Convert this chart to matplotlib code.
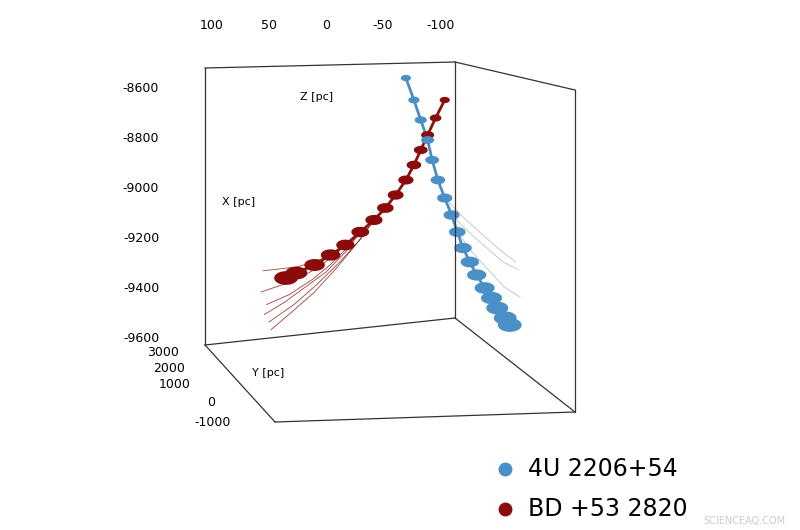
import numpy as np
import matplotlib
matplotlib.use('Agg')
from matplotlib import pyplot as plt
from matplotlib.path import Path
from matplotlib.lines import Line2D

plt.rcParams['axes.unicode_minus'] = False

# trajectories, Z [pc] vs X [pc] as seen in the projected view
blueZ = [-70, -77, -83, -89, -93, -98, -104, -110, -115, -120, -126, -132, -139, -145, -150, -157, -161]
blueX = [-8564, -8652, -8732, -8812, -8892, -8972, -9044, -9112, -9180, -9244, -9300, -9352, -9404, -9444, -9484, -9524, -9552]
blueSize = [40, 50, 60, 70, 80, 90, 100, 110, 120, 135, 150, 165, 180, 200, 220, 240, 260]
redZ = [-104, -96, -89, -83, -77, -70, -61, -52, -42, -30, -17, -4, 10, 26, 35]
redX = [-8652, -8724, -8792, -8852, -8912, -8972, -9032, -9084, -9132, -9180, -9232, -9272, -9312, -9344, -9364]
redSize = [40, 55, 70, 80, 90, 100, 110, 120, 130, 140, 150, 170, 190, 220, 260]

redTails = [
    ([-17, -4, 10, 26, 45, 55], [-9232, -9270, -9300, -9320, -9330, -9335]),
    ([-17, -4, 10, 26, 44, 57], [-9235, -9285, -9330, -9370, -9400, -9420]),
    ([-30, -17, -4, 12, 32, 52], [-9180, -9250, -9310, -9370, -9430, -9470]),
    ([-30, -17, 0, 18, 36, 54], [-9180, -9260, -9340, -9400, -9460, -9510]),
    ([-42, -30, -12, 8, 28, 50], [-9132, -9210, -9300, -9390, -9470, -9540]),
    ([-42, -28, -10, 10, 30, 48], [-9132, -9220, -9320, -9420, -9500, -9570]),
]
blueTails = [
    ([-110, -125, -140, -155, -168], [-9112, -9180, -9240, -9300, -9330]),
    ([-104, -120, -137, -152, -166], [-9044, -9120, -9190, -9250, -9300]),
    ([-115, -128, -142, -156, -170], [-9180, -9260, -9330, -9400, -9440]),
]

W, H = 800, 530
fig = plt.figure(figsize=(8, 5.3), dpi=100)

def fx(px):
    return px / W

def fy(py):
    return 1 - py / H

# box in the projected view (pixel coords)
box = [((205, 68), (455, 62)), ((205, 68), (205, 345)), ((455, 62), (455, 318)),
       ((455, 62), (575, 90)), ((575, 90), (575, 412)), ((205, 345), (275, 422)),
       ((275, 422), (575, 412)), ((455, 318), (575, 412)), ((205, 345), (455, 318))]
for (x0, y0), (x1, y1) in box:
    fig.add_artist(Line2D([fx(x0), fx(x1)], [fy(y0), fy(y1)], color='#333333', lw=0.9))

ax = fig.add_axes([fx(205), fy(345), fx(455) - fx(205), fy(68) - fy(345)])
ax.patch.set_alpha(0)
ax.set_xlim(106, -113)
ax.set_ylim(-9632, -8524)
for s in ax.spines.values():
    s.set_visible(False)
ax.xaxis.tick_top()
ax.set_xticks([100, 50, 0, -50, -100])
ax.set_yticks([-8600, -8800, -9000, -9200, -9400, -9600])
ax.tick_params(length=0, labelsize=9, pad=26)
ax.tick_params(axis='y', pad=33)

t = np.linspace(0, 2 * np.pi, 40)
ell = Path(np.column_stack([np.cos(t), 0.55 * np.sin(t)]))

for zs, xs in redTails:
    ax.plot(zs, xs, color='#8b1010', lw=0.6, alpha=0.8, clip_on=False)
for zs, xs in blueTails:
    ax.plot(zs, xs, color='#b0bcc4', lw=0.6, alpha=0.9, clip_on=False)
ax.plot(redZ, redX, color='#8b1010', lw=2, clip_on=False)
ax.plot(blueZ, blueX, color='#4a8fc4', lw=2, clip_on=False)
ax.scatter(redZ, redX, s=redSize, marker=ell, color='#8b0a0a', clip_on=False, zorder=3)
ax.scatter(blueZ, blueX, s=blueSize, marker=ell, color='#4a90c8', clip_on=False, zorder=3)

fig.text(fx(300), fy(97), 'Z [pc]', fontsize=8, va='center')
fig.text(fx(222), fy(202), 'X [pc]', fontsize=8, va='center')
fig.text(fx(252), fy(373), 'Y [pc]', fontsize=8, va='center')

yticks = ['3000', '2000', '1000', '0', '-1000']
ypos = [(179, 352), (185, 368), (191, 384), (215, 402), (231, 422)]
for lab, (px, py) in zip(yticks, ypos):
    fig.text(fx(px), fy(py), lab, fontsize=9, ha='right', va='center')

fig.add_artist(Line2D([fx(505)], [fy(469)], marker='o', ms=9, color='#4a90c8', lw=0))
fig.add_artist(Line2D([fx(505)], [fy(509)], marker='o', ms=9, color='#8b0a0a', lw=0))
fig.text(fx(528), fy(469), '4U 2206+54', fontsize=17, va='center')
fig.text(fx(528), fy(509), 'BD +53 2820', fontsize=17, va='center')
fig.text(fx(703), fy(521), 'SCIENCEAQ.COM', fontsize=7, color='#cccccc', va='center')

fig.savefig('out.png', dpi=100)
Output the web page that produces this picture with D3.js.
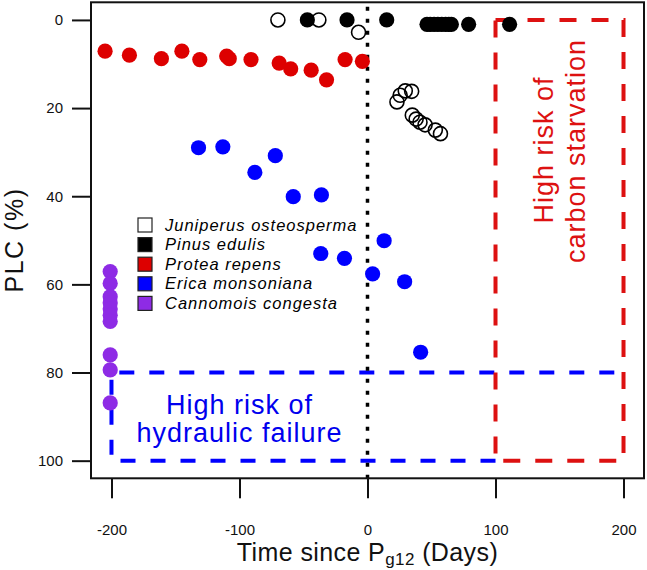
<!DOCTYPE html>
<html>
<head>
<meta charset="utf-8">
<script src="https://cdn.jsdelivr.net/npm/d3@7"></script>
<style>
  body { margin: 0; background: #fff; }
  svg { display: block; font-family: "Liberation Sans", Arial, sans-serif; }
</style>
</head>
<body>
<svg id="chart" width="647" height="570"></svg>
<script>
// species names (legend order)
const species = ["Juniperus osteosperma", "Pinus edulis", "Protea repens", "Erica monsoniana", "Cannomois congesta"];
const colors = ["none", "#000000", "#dd0000", "#0000ff", "#8e2be5"];

// [days since Pg12, PLC %]
const juniperus = [[-70, 0], [-38, 0], [-7, 2.8], [23, 18.6], [25.5, 17.1], [29.5, 16.1], [34.5, 16.2],
    [35, 21.6], [38, 22.5], [41, 23.2], [45, 23.8], [53, 25.0], [57, 25.8]];
const pinus = [[-47, 0], [-16, 0], [15, 0], [46.5, 1], [49, 1], [52, 1], [55, 1], [58, 1], [61, 1],
    [63.5, 1], [65.5, 1], [79, 1], [111, 1]];
const protea = [[-205, 7.1], [-186, 8.0], [-161, 8.8], [-145, 7.1], [-131, 9.0], [-110, 8.2], [-108, 8.8],
    [-91, 9.0], [-69, 9.8], [-60, 11.1], [-44, 11.4], [-32, 13.6], [-17.5, 9.0], [-4, 9.4]];
const erica = [[-132, 29.0], [-113, 28.8], [-88, 34.6], [-72, 30.8], [-58, 40.1], [-36, 39.7], [-36.5, 53.0],
    [-18, 54.1], [13, 50.1], [4, 57.6], [29, 59.4], [41.5, 75.4]];
const cannomois = [[-201, 57.1], [-201, 59.8], [-201, 62.8], [-201, 64.2], [-201, 65.6], [-201, 67.0],
    [-201, 68.4], [-201, 76.0], [-201, 79.4], [-201, 86.9]];

const xTicks = [-200, -100, 0, 100, 200];
const yTicks = [0, 20, 40, 60, 80, 100];

const svg = d3.select('#chart');

const x = d3.scaleLinear().domain([-216, 216]).range([91, 644]);
const y = d3.scaleLinear().domain([-4, 104]).range([2.3, 478.3]);

// axes
const yAxis = svg.append('g')
    .attr('transform', `translate(${x(-216)},0)`)
    .call(d3.axisLeft(y).tickValues(yTicks).tickSizeInner(19).tickSizeOuter(0).tickPadding(9));
const xAxis = svg.append('g')
    .attr('transform', `translate(0,${y(104)})`)
    .call(d3.axisBottom(x).tickValues(xTicks).tickFormat(d3.format('d')).tickSizeInner(20).tickSizeOuter(0).tickPadding(26));
[xAxis, yAxis].forEach(a => {
    a.select('.domain').remove();
    a.selectAll('.tick line').attr('stroke', '#111').attr('stroke-width', 2);
    a.selectAll('.tick text').attr('font-size', 15).attr('fill', '#111')
        .attr('font-family', '"Liberation Sans", Arial, sans-serif');
});
xAxis.selectAll('.tick text').text(d => d < 0 ? '-' + Math.abs(d) : d);

// risk boxes: blue (hydraulic) under red (carbon)
const blue = d3.path();
blue.moveTo(x(100), y(100));
blue.lineTo(x(-200), y(100));
blue.lineTo(x(-200), y(80));
blue.lineTo(x(200), y(80));
svg.append('path')
    .attr('d', blue.toString())
    .attr('fill', 'none').attr('stroke', '#0000ff').attr('stroke-width', 4)
    .attr('stroke-dasharray', '15,15');
svg.append('rect')
    .attr('x', x(100)).attr('y', y(0))
    .attr('width', x(200) - x(100)).attr('height', y(100) - y(0))
    .attr('fill', 'none').attr('stroke', '#dd1111').attr('stroke-width', 4)
    .attr('stroke-dasharray', '17,15');

// dotted line at 0
svg.append('line')
    .attr('x1', x(0)).attr('x2', x(0)).attr('y1', y(-3)).attr('y2', y(104))
    .attr('stroke', '#000').attr('stroke-width', 3.5)
    .attr('stroke-dasharray', '4,8');

// points
const series = [juniperus, pinus, protea, erica, cannomois];
series.forEach((pts, i) => {
    svg.append('g').selectAll('circle')
        .data(pts)
        .join('circle')
        .attr('cx', d => x(d[0]))
        .attr('cy', d => y(d[1]))
        .attr('r', i === 0 ? 7 : 7.6)
        .attr('fill', colors[i])
        .attr('stroke', i === 0 ? '#000' : 'none')
        .attr('stroke-width', 1.6);
});

// box
svg.append('rect')
    .attr('x', x(-216)).attr('y', y(-4))
    .attr('width', x(216) - x(-216)).attr('height', y(104) - y(-4))
    .attr('fill', 'none').attr('stroke', '#111').attr('stroke-width', 2);

// legend
const legend = svg.append('g').attr('transform', 'translate(145,225)');
species.forEach((s, i) => {
    legend.append('rect')
        .attr('x', -7).attr('y', i * 19.6 - 7)
        .attr('width', 14).attr('height', 14)
        .attr('fill', i === 0 ? '#fff' : colors[i])
        .attr('stroke', '#222').attr('stroke-width', 1.2);
    legend.append('text')
        .attr('x', 20).attr('y', i * 19.6 + 5.5)
        .attr('font-size', 16.5).attr('font-style', 'italic')
        .attr('letter-spacing', 1)
        .text(s);
});

// annotations
const blueText = svg.append('text')
    .attr('text-anchor', 'middle').attr('fill', '#0000ee').attr('font-size', 27)
    .attr('letter-spacing', 1);
blueText.append('tspan').attr('x', x(-100)).attr('y', 414).text('High risk of');
blueText.append('tspan').attr('x', x(-100)).attr('y', 442).text('hydraulic failure');

const redText = svg.append('text')
    .attr('text-anchor', 'middle').attr('fill', '#dd1111').attr('font-size', 27)
    .attr('letter-spacing', 1)
    .attr('transform', 'rotate(-90)');
redText.append('tspan').attr('x', -150).attr('y', 553).text('High risk of');
redText.append('tspan').attr('x', -151).attr('y', 585).text('carbon starvation');

// axis titles
svg.append('text')
    .attr('transform', 'translate(23,240) rotate(-90)')
    .attr('text-anchor', 'middle').attr('font-size', 25).attr('fill', '#111')
    .attr('letter-spacing', 1.5)
    .text('PLC (%)');

const xt = svg.append('text')
    .attr('x', x(0)).attr('y', 561)
    .attr('text-anchor', 'middle').attr('font-size', 25).attr('fill', '#111')
    .attr('letter-spacing', 0.4);
xt.append('tspan').text('Time since P');
xt.append('tspan').attr('font-size', 17).attr('dy', 4).text('g12');
xt.append('tspan').attr('dy', -4).text(' (Days)');
</script>
</body>
</html>
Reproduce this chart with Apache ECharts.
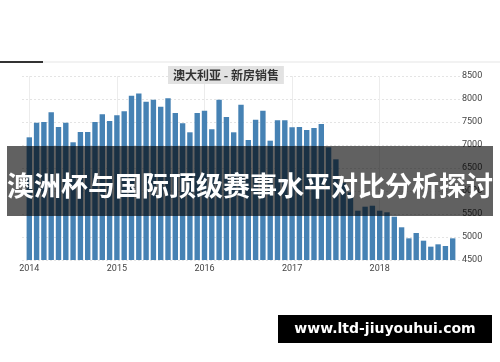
<!DOCTYPE html>
<html>
<head>
<meta charset="utf-8">
<script src="https://cdn.jsdelivr.net/npm/echarts@6/dist/echarts.min.js"></script>
<style>html,body{margin:0;padding:0;background:#fff;}#c{width:500px;height:362px;}</style>
</head>
<body>
<div id="c"></div>
<script>
// Month categories: one padding month before (2013-12) and after (2018-12)
var categories = [
  '2013-12',
  '2014-01','2014-02','2014-03','2014-04','2014-05','2014-06','2014-07','2014-08','2014-09','2014-10','2014-11','2014-12',
  '2015-01','2015-02','2015-03','2015-04','2015-05','2015-06','2015-07','2015-08','2015-09','2015-10','2015-11','2015-12',
  '2016-01','2016-02','2016-03','2016-04','2016-05','2016-06','2016-07','2016-08','2016-09','2016-10','2016-11','2016-12',
  '2017-01','2017-02','2017-03','2017-04','2017-05','2017-06','2017-07','2017-08','2017-09','2017-10','2017-11','2017-12',
  '2018-01','2018-02','2018-03','2018-04','2018-05','2018-06','2018-07','2018-08','2018-09','2018-10','2018-11',
  '2018-12'
];
var sales = [
  null,
  7167,7485,7500,7711,7391,7485,7059,7283,7283,7500,7667,7522,
  7645,7733,8072,8117,7942,7985,7833,8014,7696,7472,7276,7696,
  7746,7341,7985,7609,7276,7877,7109,7551,7746,7094,7537,7537,
  7385,7391,7326,7370,7457,6950,6689,6180,5972,5572,5659,5680,
  5572,5537,5442,5211,4971,5087,4920,4790,4841,4804,4971,
  null
];
var yTicks = { min: 4500, max: 8500, step: 500 };
var chartTitle = '澳大利亚 - 新房销售';
var overlayTitle = '澳洲杯与国际顶级赛事水平对比分析探讨';
var watermark = 'www.ltd-jiuyouhui.com';

var isJan = function (idx, val) { return typeof val === 'string' && val.slice(5) === '01'; };

var chart = echarts.init(document.getElementById('c'), null, { renderer: 'canvas' });
chart.setOption({
  animation: false,
  backgroundColor: '#ffffff',
  title: {
    text: chartTitle,
    left: 168, top: 66,
    backgroundColor: '#e2e2e2',
    padding: [3, 5, 3, 5],
    textStyle: { fontSize: 12, fontWeight: 'bold', color: '#333', fontFamily: 'Noto Sans CJK SC' }
  },
  grid: { left: 22, right: 40, top: 76, bottom: 102 },
  xAxis: {
    type: 'category',
    data: categories,
    boundaryGap: false,
    axisLine: { show: false },
    axisTick: { show: false },
    axisLabel: {
      interval: isJan,
      formatter: function (v) { return v.slice(0, 4); },
      fontSize: 9, color: '#444', margin: 4, fontFamily: 'Liberation Sans Narrow, Roboto'
    },
    splitLine: { show: true, interval: isJan, lineStyle: { color: '#ececec', width: 1 } }
  },
  yAxis: {
    type: 'value',
    position: 'right',
    min: yTicks.min, max: yTicks.max, interval: yTicks.step,
    axisLine: { show: false },
    axisTick: { show: false },
    axisLabel: { fontSize: 9, color: '#444', margin: 2, fontFamily: 'Liberation Sans Narrow, Roboto',
      formatter: function (v) { return String(v); } },
    splitLine: { show: true, lineStyle: { color: '#e4e4e4', type: [2, 2] } }
  },
  series: [{
    type: 'bar',
    data: sales,
    barWidth: 5.4,
    itemStyle: { color: '#4682b4' }
  }],
  graphic: [
    { type: 'rect', z: 100, shape: { x: 0, y: 61.5, width: 500, height: 1 }, style: { fill: '#e6e6e6' } },
    { type: 'rect', z: 101, shape: { x: 0, y: 61, width: 43, height: 2 }, style: { fill: '#333' } },
    { type: 'rect', z: 100, shape: { x: 7, y: 146, width: 486, height: 70 }, style: { fill: 'rgba(0,0,0,0.62)' } },
    { type: 'text', z: 101, x: 250, y: 186,
      style: { text: overlayTitle, fill: '#fff', font: 'bold 27px "Noto Sans CJK SC"', textAlign: 'center', textVerticalAlign: 'middle' } },
    { type: 'rect', z: 100, shape: { x: 278, y: 315, width: 214, height: 28 }, style: { fill: '#000' } },
    { type: 'text', z: 101, x: 385, y: 329.5,
      style: { text: watermark, fill: '#fff', font: 'bold 14px "DejaVu Sans"', textAlign: 'center', textVerticalAlign: 'middle' } }
  ]
});
</script>
</body>
</html>
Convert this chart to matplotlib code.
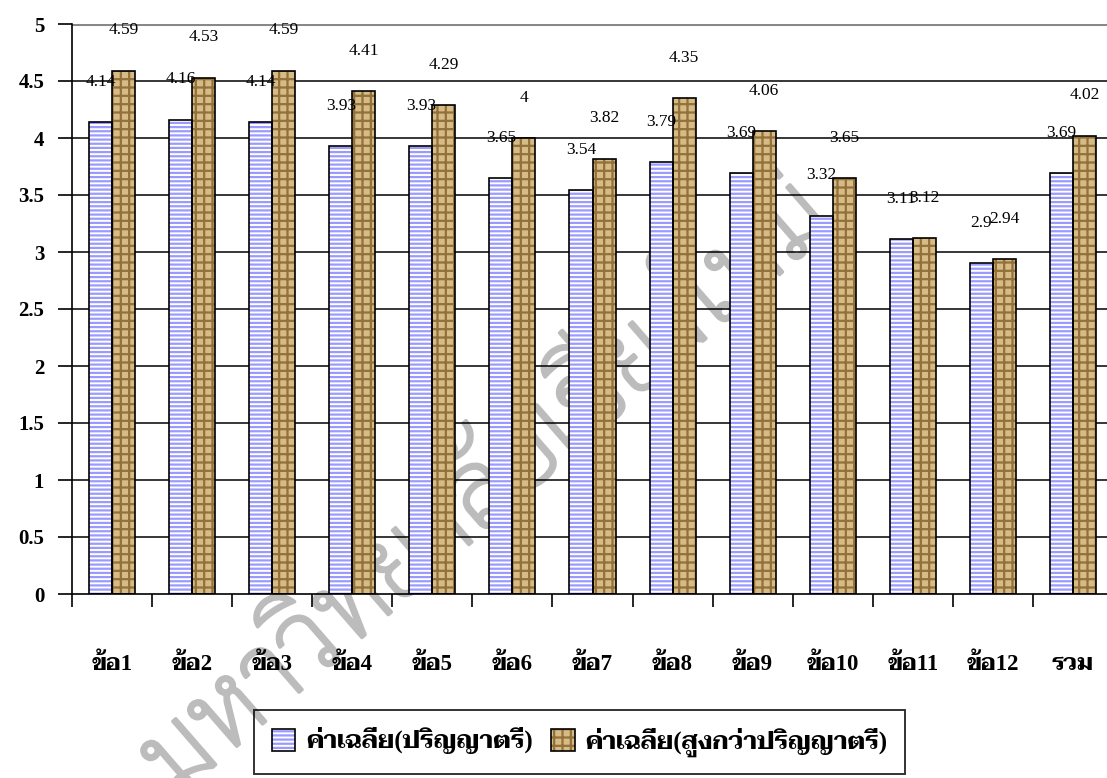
import numpy as np
import matplotlib
matplotlib.use('Agg')
import matplotlib.pyplot as plt
import matplotlib.patheffects as pe
from matplotlib.legend_handler import HandlerTuple

# --- data ---
categories = ['ข้อ1', 'ข้อ2', 'ข้อ3', 'ข้อ4', 'ข้อ5', 'ข้อ6', 'ข้อ7',
              'ข้อ8', 'ข้อ9', 'ข้อ10', 'ข้อ11', 'ข้อ12', 'รวม']
bachelor = [4.14, 4.16, 4.14, 3.93, 3.93, 3.65, 3.54, 3.79, 3.69, 3.32, 3.11, 2.90, 3.69]
above_bachelor = [4.59, 4.53, 4.59, 4.41, 4.29, 4.00, 3.82, 4.35, 4.06, 3.65, 3.12, 2.94, 4.02]
series_names = ['ค่าเฉลี่ย(ปริญญาตรี)', 'ค่าเฉลี่ย(สูงกว่าปริญญาตรี)']
yticks = [0, 0.5, 1, 1.5, 2, 2.5, 3, 3.5, 4, 4.5, 5]
watermark = 'มหาวิทยาลัยเชียงใหม่'

thai_serif = ['Liberation Serif', 'Taviraj', 'Noto Serif Thai', 'DejaVu Sans']
thai_sans = ['Sarabun', 'Noto Sans Thai', 'DejaVu Sans']

plt.rcParams['hatch.linewidth'] = 1.6

W, H = 1107, 778
fig = plt.figure(figsize=(W / 100, H / 100), dpi=100)
fig.patch.set_facecolor('white')

# faint diagonal watermark behind the chart
wm = fig.text(175 / W, 1 - 800 / H, watermark, rotation=41, rotation_mode='anchor',
              ha='left', va='baseline', fontsize=76, family=thai_sans,
              fontweight='light', color='#bcbcbc', zorder=-1)
wm.set_path_effects([pe.withStroke(linewidth=2.5, foreground='#bcbcbc')])

ax = fig.add_axes([72 / W, 1 - 594 / H, (1113 - 72) / W, (594 - 24) / H])
ax.set_facecolor('none')

x = np.arange(len(categories))
w = 0.2875

# gridlines (top one is grey in the original)
for yv in yticks[1:]:
    if yv == yticks[-1]:
        ax.axhline(yv, color='#888888', lw=2.2, zorder=1)
    else:
        ax.axhline(yv, color='black', lw=1.1, zorder=1)

b1 = ax.bar(x - w / 2, bachelor, w, color='white', edgecolor='#9a9aff',
            hatch='----', linewidth=0, zorder=2)
b1o = ax.bar(x - w / 2, bachelor, w, fill=False, edgecolor='black', linewidth=1.2, zorder=3)
b2 = ax.bar(x + w / 2, above_bachelor, w, color='#d6bb86', edgecolor='#92713a',
            hatch='++', linewidth=0, zorder=2)
b2o = ax.bar(x + w / 2, above_bachelor, w, fill=False, edgecolor='black', linewidth=1.2, zorder=3)

# value labels sit well above each bar, like the Excel original
for xs, vals in [(x - w / 2, bachelor), (x + w / 2, above_bachelor)]:
    for xi, v in zip(xs, vals):
        ax.annotate(f'{v:g}', (xi, v), xytext=(0, 29), textcoords='offset points',
                    ha='center', va='center', fontsize=12.5,
                    family='Liberation Serif', zorder=4)

ax.set_xlim(-0.5, len(categories) - 0.5)
ax.set_ylim(0, 5)

ax.set_yticks(yticks)
ax.set_yticklabels([f'{t:g}' for t in yticks], family='Liberation Serif',
                   fontweight='bold', fontsize=15)
ax.tick_params(axis='y', direction='out', length=10, width=1.2, pad=10)

ax.set_xticks(np.arange(-0.5, len(categories), 1))
ax.set_xticklabels([])
ax.tick_params(axis='x', which='major', direction='out', length=9, width=1.2)
ax.set_xticks(x, minor=True)
ax.set_xticklabels(categories, minor=True, family=thai_serif,
                   fontweight='bold', fontsize=16.5)
ax.tick_params(axis='x', which='minor', length=0, pad=43)

for side in ['top', 'right']:
    ax.spines[side].set_visible(False)
for side in ['left', 'bottom']:
    ax.spines[side].set_linewidth(1.2)
    ax.spines[side].set_zorder(3)

leg = fig.legend([(b1[0], b1o[0]), (b2[0], b2o[0])], series_names,
                 handler_map={tuple: HandlerTuple(ndivide=1)},
                 loc='upper left', bbox_to_anchor=(254 / W, 1 - 710 / H),
                 ncol=2, frameon=True, fancybox=False, facecolor='none',
                 edgecolor='black',
                 prop={'family': thai_serif, 'weight': 'bold', 'size': 18},
                 handlelength=0.95, handleheight=0.95, handletextpad=0.45,
                 columnspacing=0.7, borderpad=0.7, borderaxespad=0)
leg.get_frame().set_linewidth(1.4)

fig.savefig('out.png', dpi=100)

OBJECTIVE:
Make an exact copy of only the lines from the one with "Reproduce this chart with Apache ECharts." through the one with "var watermark = 'www.ltd-jiuyouhui.com';". Pictures don't belong in it.

FULL ANSWER:
Reproduce this chart with Apache ECharts.
<!DOCTYPE html>
<html>
<head>
<meta charset="utf-8">
<script src="https://cdn.jsdelivr.net/npm/echarts@6/dist/echarts.min.js"></script>
<style>html,body{margin:0;padding:0;background:#fff;}#c{width:500px;height:362px;}</style>
</head>
<body>
<div id="c"></div>
<script>
// Month categories: one padding month before (2013-12) and after (2018-12)
var categories = [
  '2013-12',
  '2014-01','2014-02','2014-03','2014-04','2014-05','2014-06','2014-07','2014-08','2014-09','2014-10','2014-11','2014-12',
  '2015-01','2015-02','2015-03','2015-04','2015-05','2015-06','2015-07','2015-08','2015-09','2015-10','2015-11','2015-12',
  '2016-01','2016-02','2016-03','2016-04','2016-05','2016-06','2016-07','2016-08','2016-09','2016-10','2016-11','2016-12',
  '2017-01','2017-02','2017-03','2017-04','2017-05','2017-06','2017-07','2017-08','2017-09','2017-10','2017-11','2017-12',
  '2018-01','2018-02','2018-03','2018-04','2018-05','2018-06','2018-07','2018-08','2018-09','2018-10','2018-11',
  '2018-12'
];
var sales = [
  null,
  7167,7485,7500,7711,7391,7485,7059,7283,7283,7500,7667,7522,
  7645,7733,8072,8117,7942,7985,7833,8014,7696,7472,7276,7696,
  7746,7341,7985,7609,7276,7877,7109,7551,7746,7094,7537,7537,
  7385,7391,7326,7370,7457,6950,6689,6180,5972,5572,5659,5680,
  5572,5537,5442,5211,4971,5087,4920,4790,4841,4804,4971,
  null
];
var yTicks = { min: 4500, max: 8500, step: 500 };
var chartTitle = '澳大利亚 - 新房销售';
var overlayTitle = '澳洲杯与国际顶级赛事水平对比分析探讨';
var watermark = 'www.ltd-jiuyouhui.com';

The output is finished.